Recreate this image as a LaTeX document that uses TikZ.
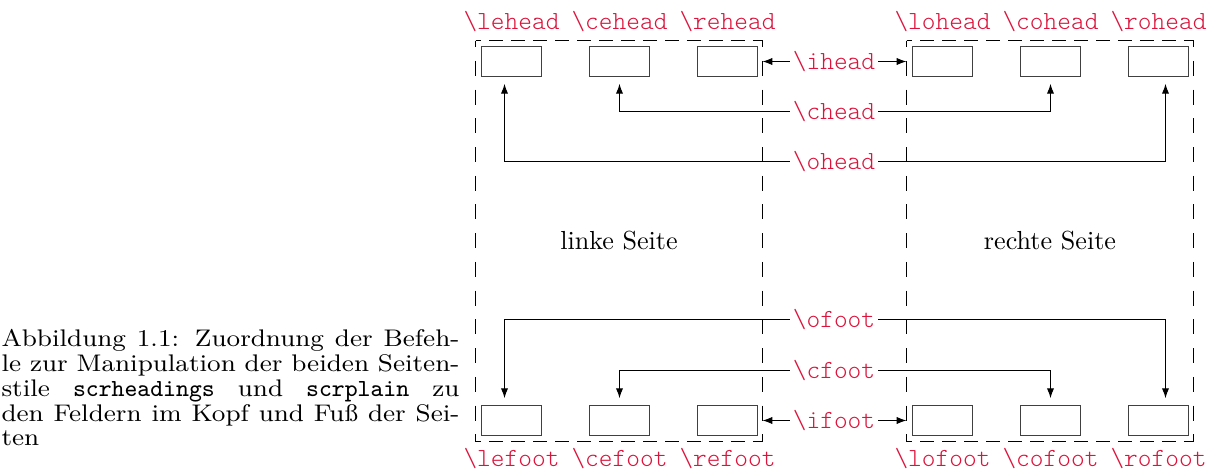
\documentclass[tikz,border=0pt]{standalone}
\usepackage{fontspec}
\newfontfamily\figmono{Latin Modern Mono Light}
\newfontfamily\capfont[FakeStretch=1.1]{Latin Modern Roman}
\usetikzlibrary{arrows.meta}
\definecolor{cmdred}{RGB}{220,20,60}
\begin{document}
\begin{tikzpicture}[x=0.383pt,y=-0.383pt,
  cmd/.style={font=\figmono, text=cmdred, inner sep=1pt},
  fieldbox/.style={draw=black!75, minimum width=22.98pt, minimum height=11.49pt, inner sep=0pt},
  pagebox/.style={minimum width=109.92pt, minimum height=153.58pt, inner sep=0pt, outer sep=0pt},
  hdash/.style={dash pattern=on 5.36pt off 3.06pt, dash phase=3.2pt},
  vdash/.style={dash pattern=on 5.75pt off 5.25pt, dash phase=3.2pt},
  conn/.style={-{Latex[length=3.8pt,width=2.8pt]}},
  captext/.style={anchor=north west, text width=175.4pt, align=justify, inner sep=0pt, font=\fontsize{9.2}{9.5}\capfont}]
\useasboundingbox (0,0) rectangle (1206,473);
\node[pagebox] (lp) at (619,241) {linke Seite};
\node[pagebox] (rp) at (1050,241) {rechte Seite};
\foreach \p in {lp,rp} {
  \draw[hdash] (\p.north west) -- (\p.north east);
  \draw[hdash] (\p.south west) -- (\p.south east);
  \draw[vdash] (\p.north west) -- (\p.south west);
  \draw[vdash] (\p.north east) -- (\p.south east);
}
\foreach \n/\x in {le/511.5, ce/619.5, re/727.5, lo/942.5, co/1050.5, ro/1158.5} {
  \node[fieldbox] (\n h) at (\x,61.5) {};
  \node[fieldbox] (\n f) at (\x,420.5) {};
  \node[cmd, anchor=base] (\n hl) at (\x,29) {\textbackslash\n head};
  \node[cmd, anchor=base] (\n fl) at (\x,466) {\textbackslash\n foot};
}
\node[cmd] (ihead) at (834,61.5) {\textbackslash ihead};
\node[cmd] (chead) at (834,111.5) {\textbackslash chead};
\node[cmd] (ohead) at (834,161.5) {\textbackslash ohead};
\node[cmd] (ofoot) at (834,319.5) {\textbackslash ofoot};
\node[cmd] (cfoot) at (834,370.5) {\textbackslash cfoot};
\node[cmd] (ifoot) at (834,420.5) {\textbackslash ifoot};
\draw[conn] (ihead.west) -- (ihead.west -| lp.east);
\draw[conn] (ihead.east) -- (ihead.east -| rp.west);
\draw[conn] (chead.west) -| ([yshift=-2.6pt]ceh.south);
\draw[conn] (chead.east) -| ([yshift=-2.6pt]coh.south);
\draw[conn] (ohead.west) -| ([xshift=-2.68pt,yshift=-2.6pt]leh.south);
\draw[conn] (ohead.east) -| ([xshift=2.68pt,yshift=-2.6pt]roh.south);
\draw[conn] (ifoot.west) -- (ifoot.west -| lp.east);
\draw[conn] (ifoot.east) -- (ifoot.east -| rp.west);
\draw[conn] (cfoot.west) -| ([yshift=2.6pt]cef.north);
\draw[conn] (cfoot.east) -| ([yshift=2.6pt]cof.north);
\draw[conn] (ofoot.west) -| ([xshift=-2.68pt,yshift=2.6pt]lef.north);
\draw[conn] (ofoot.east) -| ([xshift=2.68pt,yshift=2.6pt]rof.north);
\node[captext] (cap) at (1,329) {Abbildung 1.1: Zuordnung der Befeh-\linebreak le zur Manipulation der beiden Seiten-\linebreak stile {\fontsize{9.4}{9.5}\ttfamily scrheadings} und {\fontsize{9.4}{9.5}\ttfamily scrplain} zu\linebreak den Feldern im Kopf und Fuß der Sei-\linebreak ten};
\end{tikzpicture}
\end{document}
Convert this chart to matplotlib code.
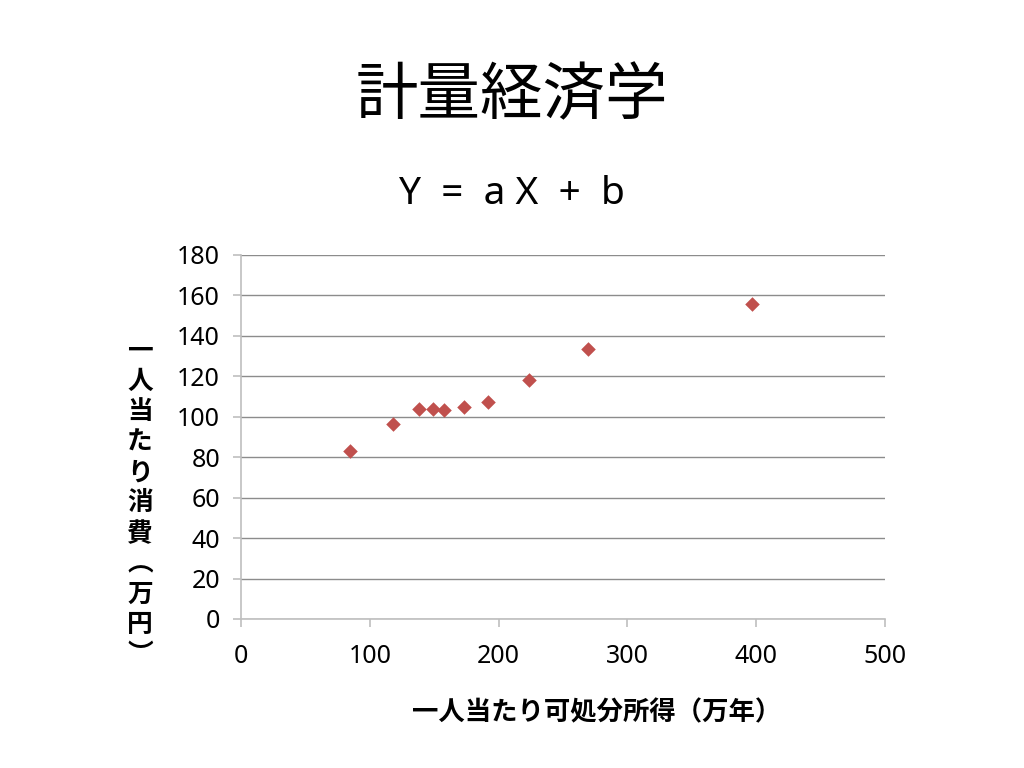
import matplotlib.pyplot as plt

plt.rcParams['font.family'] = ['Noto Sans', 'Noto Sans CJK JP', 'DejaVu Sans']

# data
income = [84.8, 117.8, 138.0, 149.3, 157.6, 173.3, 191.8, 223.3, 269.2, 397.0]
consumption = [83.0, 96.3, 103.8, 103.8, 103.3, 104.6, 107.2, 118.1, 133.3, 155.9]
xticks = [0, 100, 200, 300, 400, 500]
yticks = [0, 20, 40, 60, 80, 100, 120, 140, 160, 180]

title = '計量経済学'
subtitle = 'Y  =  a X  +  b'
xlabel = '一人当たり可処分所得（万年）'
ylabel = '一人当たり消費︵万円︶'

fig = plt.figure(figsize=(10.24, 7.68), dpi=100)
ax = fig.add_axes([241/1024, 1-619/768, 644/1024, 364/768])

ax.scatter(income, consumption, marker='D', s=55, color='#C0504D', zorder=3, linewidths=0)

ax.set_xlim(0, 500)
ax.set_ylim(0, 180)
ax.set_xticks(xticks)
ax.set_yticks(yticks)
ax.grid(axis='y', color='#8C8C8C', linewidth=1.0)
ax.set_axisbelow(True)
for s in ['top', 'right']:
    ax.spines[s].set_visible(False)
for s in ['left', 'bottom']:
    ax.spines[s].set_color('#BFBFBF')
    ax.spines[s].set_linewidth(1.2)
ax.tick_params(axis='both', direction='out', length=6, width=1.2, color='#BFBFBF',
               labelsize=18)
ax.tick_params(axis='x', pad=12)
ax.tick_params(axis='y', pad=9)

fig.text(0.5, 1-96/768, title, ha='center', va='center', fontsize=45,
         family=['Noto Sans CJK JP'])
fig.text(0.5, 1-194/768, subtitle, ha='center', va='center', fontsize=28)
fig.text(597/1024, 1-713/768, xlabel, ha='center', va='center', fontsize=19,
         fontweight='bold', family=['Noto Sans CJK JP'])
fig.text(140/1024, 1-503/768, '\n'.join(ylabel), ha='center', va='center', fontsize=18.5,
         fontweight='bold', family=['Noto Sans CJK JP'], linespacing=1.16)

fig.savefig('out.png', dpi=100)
☆ ☆ ☆ ☆ ☆ ☆ ☆
• **Your instructions**:
Give every record again exactly, apart from the pictures, which stay out.

• **Task output**:
Recreate this image as a LaTeX document that uses TikZ.
\documentclass[tikz,border=0pt]{standalone}
\usepackage{fontspec}
\newfontfamily\figmono{Latin Modern Mono Light}
\newfontfamily\capfont[FakeStretch=1.1]{Latin Modern Roman}
\usetikzlibrary{arrows.meta}
\definecolor{cmdred}{RGB}{220,20,60}
\begin{document}
\begin{tikzpicture}[x=0.383pt,y=-0.383pt,
  cmd/.style={font=\figmono, text=cmdred, inner sep=1pt},
  fieldbox/.style={draw=black!75, minimum width=22.98pt, minimum height=11.49pt, inner sep=0pt},
  pagebox/.style={minimum width=109.92pt, minimum height=153.58pt, inner sep=0pt, outer sep=0pt},
  hdash/.style={dash pattern=on 5.36pt off 3.06pt, dash phase=3.2pt},
  vdash/.style={dash pattern=on 5.75pt off 5.25pt, dash phase=3.2pt},
  conn/.style={-{Latex[length=3.8pt,width=2.8pt]}},
  captext/.style={anchor=north west, text width=175.4pt, align=justify, inner sep=0pt, font=\fontsize{9.2}{9.5}\capfont}]
\useasboundingbox (0,0) rectangle (1206,473);
\node[pagebox] (lp) at (619,241) {linke Seite};
\node[pagebox] (rp) at (1050,241) {rechte Seite};
\foreach \p in {lp,rp} {
  \draw[hdash] (\p.north west) -- (\p.north east);
  \draw[hdash] (\p.south west) -- (\p.south east);
  \draw[vdash] (\p.north west) -- (\p.south west);
  \draw[vdash] (\p.north east) -- (\p.south east);
}
\foreach \n/\x in {le/511.5, ce/619.5, re/727.5, lo/942.5, co/1050.5, ro/1158.5} {
  \node[fieldbox] (\n h) at (\x,61.5) {};
  \node[fieldbox] (\n f) at (\x,420.5) {};
  \node[cmd, anchor=base] (\n hl) at (\x,29) {\textbackslash\n head};
  \node[cmd, anchor=base] (\n fl) at (\x,466) {\textbackslash\n foot};
}
\node[cmd] (ihead) at (834,61.5) {\textbackslash ihead};
\node[cmd] (chead) at (834,111.5) {\textbackslash chead};
\node[cmd] (ohead) at (834,161.5) {\textbackslash ohead};
\node[cmd] (ofoot) at (834,319.5) {\textbackslash ofoot};
\node[cmd] (cfoot) at (834,370.5) {\textbackslash cfoot};
\node[cmd] (ifoot) at (834,420.5) {\textbackslash ifoot};
\draw[conn] (ihead.west) -- (ihead.west -| lp.east);
\draw[conn] (ihead.east) -- (ihead.east -| rp.west);
\draw[conn] (chead.west) -| ([yshift=-2.6pt]ceh.south);
\draw[conn] (chead.east) -| ([yshift=-2.6pt]coh.south);
\draw[conn] (ohead.west) -| ([xshift=-2.68pt,yshift=-2.6pt]leh.south);
\draw[conn] (ohead.east) -| ([xshift=2.68pt,yshift=-2.6pt]roh.south);
\draw[conn] (ifoot.west) -- (ifoot.west -| lp.east);
\draw[conn] (ifoot.east) -- (ifoot.east -| rp.west);
\draw[conn] (cfoot.west) -| ([yshift=2.6pt]cef.north);
\draw[conn] (cfoot.east) -| ([yshift=2.6pt]cof.north);
\draw[conn] (ofoot.west) -| ([xshift=-2.68pt,yshift=2.6pt]lef.north);
\draw[conn] (ofoot.east) -| ([xshift=2.68pt,yshift=2.6pt]rof.north);
\node[captext] (cap) at (1,329) {Abbildung 1.1: Zuordnung der Befeh-\linebreak le zur Manipulation der beiden Seiten-\linebreak stile {\fontsize{9.4}{9.5}\ttfamily scrheadings} und {\fontsize{9.4}{9.5}\ttfamily scrplain} zu\linebreak den Feldern im Kopf und Fuß der Sei-\linebreak ten};
\end{tikzpicture}
\end{document}
Convert this chart to matplotlib code.
import matplotlib.pyplot as plt

plt.rcParams['font.family'] = ['Noto Sans', 'Noto Sans CJK JP', 'DejaVu Sans']

# data
income = [84.8, 117.8, 138.0, 149.3, 157.6, 173.3, 191.8, 223.3, 269.2, 397.0]
consumption = [83.0, 96.3, 103.8, 103.8, 103.3, 104.6, 107.2, 118.1, 133.3, 155.9]
xticks = [0, 100, 200, 300, 400, 500]
yticks = [0, 20, 40, 60, 80, 100, 120, 140, 160, 180]

title = '計量経済学'
subtitle = 'Y  =  a X  +  b'
xlabel = '一人当たり可処分所得（万年）'
ylabel = '一人当たり消費︵万円︶'

fig = plt.figure(figsize=(10.24, 7.68), dpi=100)
ax = fig.add_axes([241/1024, 1-619/768, 644/1024, 364/768])

ax.scatter(income, consumption, marker='D', s=55, color='#C0504D', zorder=3, linewidths=0)

ax.set_xlim(0, 500)
ax.set_ylim(0, 180)
ax.set_xticks(xticks)
ax.set_yticks(yticks)
ax.grid(axis='y', color='#8C8C8C', linewidth=1.0)
ax.set_axisbelow(True)
for s in ['top', 'right']:
    ax.spines[s].set_visible(False)
for s in ['left', 'bottom']:
    ax.spines[s].set_color('#BFBFBF')
    ax.spines[s].set_linewidth(1.2)
ax.tick_params(axis='both', direction='out', length=6, width=1.2, color='#BFBFBF',
               labelsize=18)
ax.tick_params(axis='x', pad=12)
ax.tick_params(axis='y', pad=9)

fig.text(0.5, 1-96/768, title, ha='center', va='center', fontsize=45,
         family=['Noto Sans CJK JP'])
fig.text(0.5, 1-194/768, subtitle, ha='center', va='center', fontsize=28)
fig.text(597/1024, 1-713/768, xlabel, ha='center', va='center', fontsize=19,
         fontweight='bold', family=['Noto Sans CJK JP'])
fig.text(140/1024, 1-503/768, '\n'.join(ylabel), ha='center', va='center', fontsize=18.5,
         fontweight='bold', family=['Noto Sans CJK JP'], linespacing=1.16)

fig.savefig('out.png', dpi=100)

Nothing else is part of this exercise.